Even though it's been over a week since our frigid day trip to Jasper Natinal Park to do some drawing, mountain shapes are still showing up on canvases in my studio. I haven't painted a lot of mountain scenes, so it's a nice change of subject matter. To be honest, painting a mountain scene is kind of intimidating to me. Surely such an epic landscape deserves more attention to detail, more reverence, more time spent staring at them in awe and getting their shapes just right on the canvas?
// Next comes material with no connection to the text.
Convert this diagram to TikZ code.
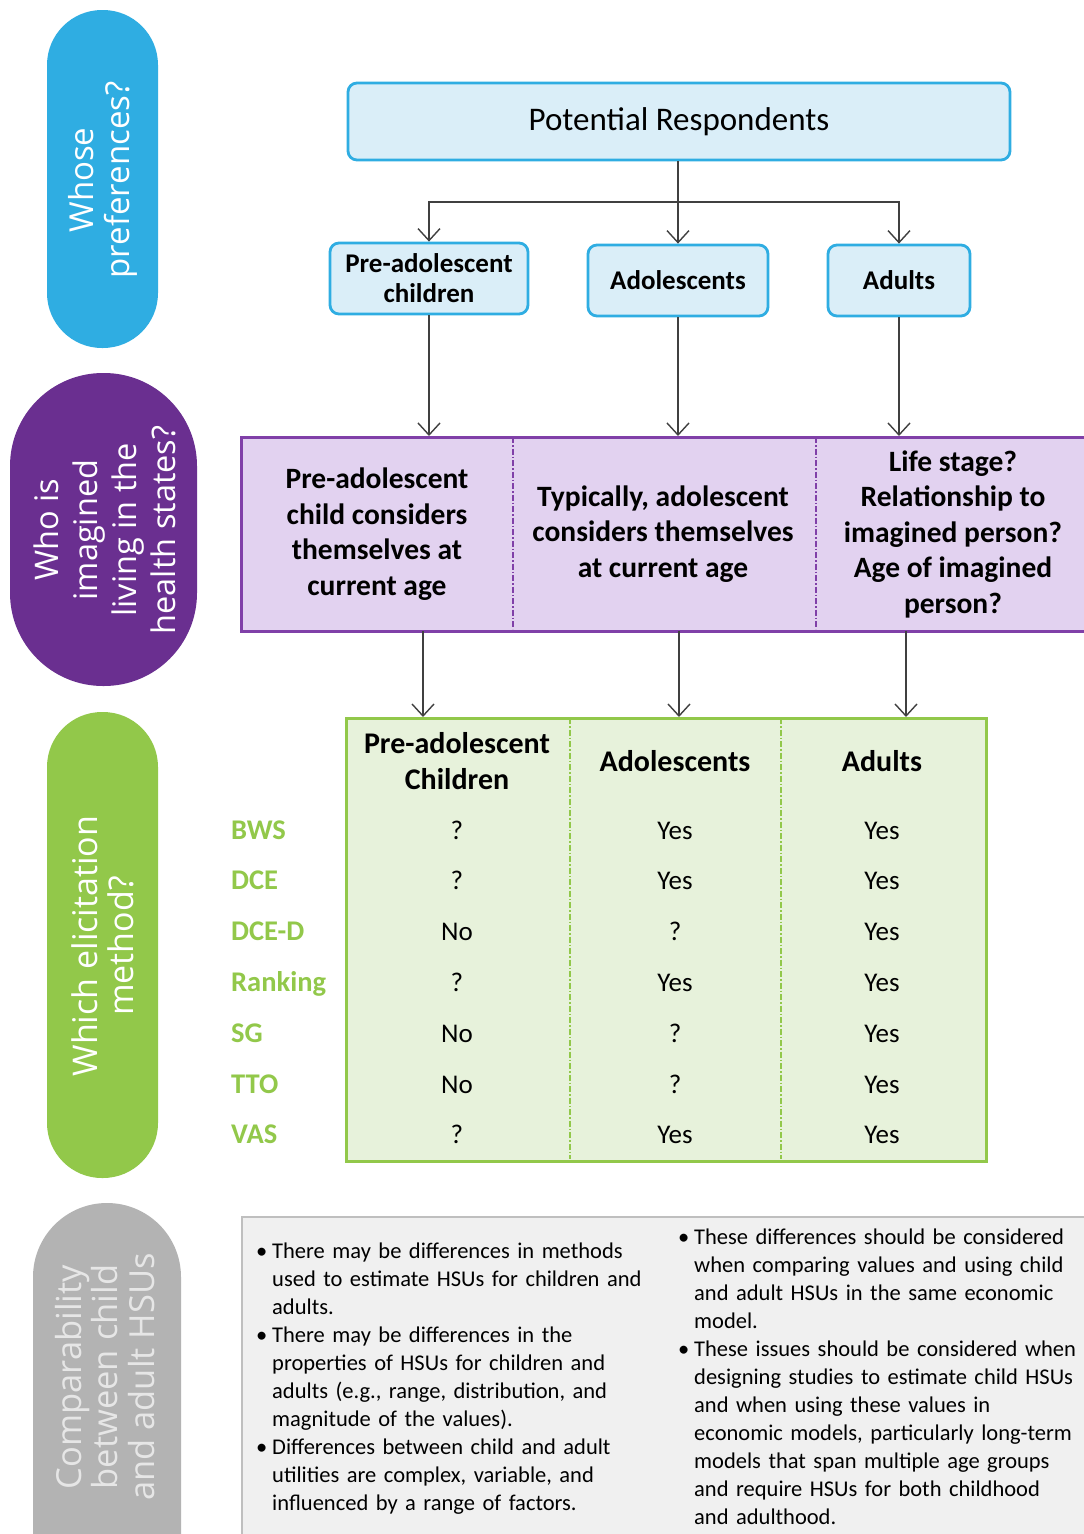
\documentclass[tikz,border=0pt]{standalone}
\usepackage{fontspec}
\setmainfont{Carlito}
\newfontfamily\pillfont{Open Sans}
\usetikzlibrary{arrows.meta}
\definecolor{cblue}{HTML}{2FADE2}
\definecolor{cbluefill}{HTML}{DAEEF8}
\definecolor{cpurple}{HTML}{6A2F90}
\definecolor{cpurpleline}{HTML}{8040A8}
\definecolor{cpurplefill}{HTML}{E2D2F0}
\definecolor{cgreen}{HTML}{92C84A}
\definecolor{cgreenfill}{HTML}{E7F2DB}
\definecolor{cgray}{HTML}{B3B3B3}
\definecolor{cgraytext}{HTML}{E6E6E6}
\definecolor{cgrayfill}{HTML}{F0F0F0}
\definecolor{cgrayline}{HTML}{BFBFBF}
\definecolor{cline}{HTML}{404040}
\begin{document}
\begin{tikzpicture}[x=1pt,y=-1pt,
  conn/.style={draw=cline, line width=1.4pt},
  arr/.style={conn, -{Straight Barb[length=12pt,width=22pt]}},
  bluebox/.style={draw=cblue, fill=cbluefill, line width=2.8pt, rounded corners=9pt, inner sep=0pt, align=center},
  smalltxt/.style={font=\fontsize{27}{30}\selectfont\bfseries},
  pilltxt/.style={text=white, font=\pillfont\fontsize{33}{36}\selectfont, align=center, rotate=90, inner sep=0pt},
  celltxt/.style={font=\fontsize{29.5}{35.5}\selectfont\bfseries, align=center, inner sep=0pt},
  head/.style={font=\fontsize{30}{36}\selectfont\bfseries, align=center, inner sep=0pt},
  val/.style={font=\fontsize{27}{30}\selectfont, inner sep=0pt, text height=18pt, text depth=0pt, anchor=center},
  lab/.style={font=\fontsize{28.5}{30}\selectfont\bfseries, text=cgreen, inner sep=0pt, text height=18pt, text depth=0pt, anchor=west},
  pdiv/.style={draw=cpurpleline, line width=1.1pt, dash pattern=on 6pt off 2pt on 1.5pt off 2pt},
  gdiv/.style={draw=cgreen, line width=1.1pt, dash pattern=on 6pt off 2pt on 1.5pt off 2pt},
  note/.style={font=\fontsize{22.5}{28}\selectfont, align=left, text width=420pt, inner sep=0pt, anchor=base west},
  bul/.style={font=\fontsize{22.5}{28}\selectfont, inner sep=0pt, anchor=base west}
]
\useasboundingbox (0,0) rectangle (1084,1534);
\clip (0,0) rectangle (1084,1534);
\fill[white] (0,0) rectangle (1084,1534);

% left pills
\fill[cblue, rounded corners=55pt] (47,10) rectangle (158,348);
\node[pilltxt] (q1) at (103,180) {Whose\\preferences?};
\fill[cpurple, rounded corners=93pt] (10,373) rectangle (197,686);
\node[pilltxt, font=\pillfont\fontsize{32.5}{39}\selectfont] (q2) at (105,530) {Who is\\imagined\\living in the\\health states?};
\fill[cgreen, rounded corners=55pt] (47,712) rectangle (158,1178);
\node[pilltxt, font=\pillfont\fontsize{34}{36}\selectfont] (q3) at (103,946) {Which elicitation\\method?};
\fill[cgray, rounded corners=74pt] (33,1203) rectangle (181,1640);
\node[pilltxt, text=cgraytext, font=\pillfont\fontsize{34.5}{36.5}\selectfont] (q4) at (105,1377) {Comparability\\between child\\and adult HSUs};

% top boxes
\node[bluebox, minimum width=662pt, minimum height=77pt, font=\fontsize{33}{36}\selectfont] (pot) at (679,121.5) {Potential Respondents};
\node[bluebox, smalltxt, minimum width=198pt, minimum height=71pt] (pre) at (429,278.5) {Pre-adolescent\\children};
\node[bluebox, smalltxt, minimum width=180pt, minimum height=71pt] (adol) at (678,280.5) {Adolescents};
\node[bluebox, smalltxt, minimum width=142pt, minimum height=71pt] (adul) at (899,280.5) {Adults};

\coordinate (split) at (678,202);
\draw[conn] (pot.south -| split) -- (split);
\draw[arr] (split) -| (pre.north);
\draw[arr] (split) -- (adol.north);
\draw[arr] (split) -| (adul.north);

% purple band
\node[draw=cpurpleline, fill=cpurplefill, line width=2.5pt, minimum width=870pt, minimum height=194pt, anchor=north west, inner sep=0pt] (purp) at (240,436) {};
\draw[pdiv] (513,437) -- (513,629);
\draw[pdiv] (816,437) -- (816,629);
\node[celltxt] (ca) at (377,534) {Pre-adolescent\\child considers\\themselves at\\current age};
\node[celltxt] (cb) at (663,534) {Typically, adolescent\\considers themselves\\at current age};
\node[celltxt] (cc) at (953,534) {Life stage?\\Relationship to\\imagined person?\\Age of imagined\\person?};

\draw[arr] (pre.south) -- (pre.south |- purp.north);
\draw[arr] (adol.south) -- (adol.south |- purp.north);
\draw[arr] (adul.south) -- (adul.south |- purp.north);

% green table
\node[draw=cgreen, fill=cgreenfill, line width=2.5pt, minimum width=640pt, minimum height=443pt, anchor=north west, inner sep=0pt] (tab) at (345,717) {};
\draw[gdiv] (570,718) -- (570,1159);
\draw[gdiv] (781,718) -- (781,1159);

\coordinate (d1) at (423,631);
\coordinate (d2) at (679,631);
\coordinate (d3) at (906,631);
\draw[arr] (d1) -- (d1 |- tab.north);
\draw[arr] (d2) -- (d2 |- tab.north);
\draw[arr] (d3) -- (d3 |- tab.north);

\node[head] (h1) at (457,761) {Pre-adolescent\\Children};
\node[head] (h2) at (675,761) {Adolescents};
\node[head] (h3) at (882,761) {Adults};

\node[lab] (l1) at (231,830) {BWS};
\node[lab] (l2) at (231,880) {DCE};
\node[lab] (l3) at (231,931) {DCE-D};
\node[lab] (l4) at (231,982) {Ranking};
\node[lab] (l5) at (231,1033) {SG};
\node[lab] (l6) at (231,1084) {TTO};
\node[lab] (l7) at (231,1134) {VAS};

\node[val] (a1) at (457,830) {?};   \node[val] (b1) at (675,830) {Yes}; \node[val] (c1) at (882,830) {Yes};
\node[val] (a2) at (457,880) {?};   \node[val] (b2) at (675,880) {Yes}; \node[val] (c2) at (882,880) {Yes};
\node[val] (a3) at (457,931) {No};  \node[val] (b3) at (675,931) {?};   \node[val] (c3) at (882,931) {Yes};
\node[val] (a4) at (457,982) {?};   \node[val] (b4) at (675,982) {Yes}; \node[val] (c4) at (882,982) {Yes};
\node[val] (a5) at (457,1033) {No}; \node[val] (b5) at (675,1033) {?};  \node[val] (c5) at (882,1033) {Yes};
\node[val] (a6) at (457,1084) {No}; \node[val] (b6) at (675,1084) {?};  \node[val] (c6) at (882,1084) {Yes};
\node[val] (a7) at (457,1134) {?};  \node[val] (b7) at (675,1134) {Yes};\node[val] (c7) at (882,1134) {Yes};

% bottom grey box
\node[draw=cgrayline, fill=cgrayfill, line width=2pt, minimum width=870pt, minimum height=340pt, anchor=north west, inner sep=0pt] (gbox) at (241,1216) {};

\node[bul] (bl1) at (256,1258) {•};
\node[note] (tl1) at (272,1258) {There may be differences in methods\\used to estimate HSUs for children and\\adults.};
\node[bul] (bl2) at (256,1342) {•};
\node[note] (tl2) at (272,1342) {There may be differences in the\\properties of HSUs for children and\\adults (e.g., range, distribution, and\\magnitude of the values).};
\node[bul] (bl3) at (256,1454) {•};
\node[note] (tl3) at (272,1454) {Differences between child and adult\\utilities are complex, variable, and\\influenced by a range of factors.};

\node[bul] (br1) at (678,1244) {•};
\node[note] (tr1) at (694,1244) {These differences should be considered\\when comparing values and using child\\and adult HSUs in the same economic\\model.};
\node[bul] (br2) at (678,1356) {•};
\node[note] (tr2) at (694,1356) {These issues should be considered when\\designing studies to estimate child HSUs\\and when using these values in\\economic models, particularly long-term\\models that span multiple age groups\\and require HSUs for both childhood\\and adulthood.};
\end{tikzpicture}
\end{document}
Or I could just get over it and try my hand at playing around with their interesting lines. Like any unfamiliar subject matter, I have built mountains up in my head to be something reserved for other people to paint. Well, that's dumb. I want to paint mountains too!
So I did.
This series of panels was worked on simultaneously. It's kind of a mash-up of a few different photographs I took for reference. I chose the ones with the most interesting lines, highlights and shadows. It is not a continuous piece of a specific mountains range; it's more of a made-up landscape collage. Mountains are very complicated and rather than getting hung up on getting their shapes absolutely correct, I focused on fluidity of the line I was making and the shapes of some of the larger area of negative space (like snow or a swath of trees). I applied paint to all four of them at the same time to keep the colour consistent. It was a fun exercise to get me comfortable with drawing and painting mountains. So much so that I started two more mountain themed paintings.
All of these pieces will be making their way into my show at the High Level Diner later this week.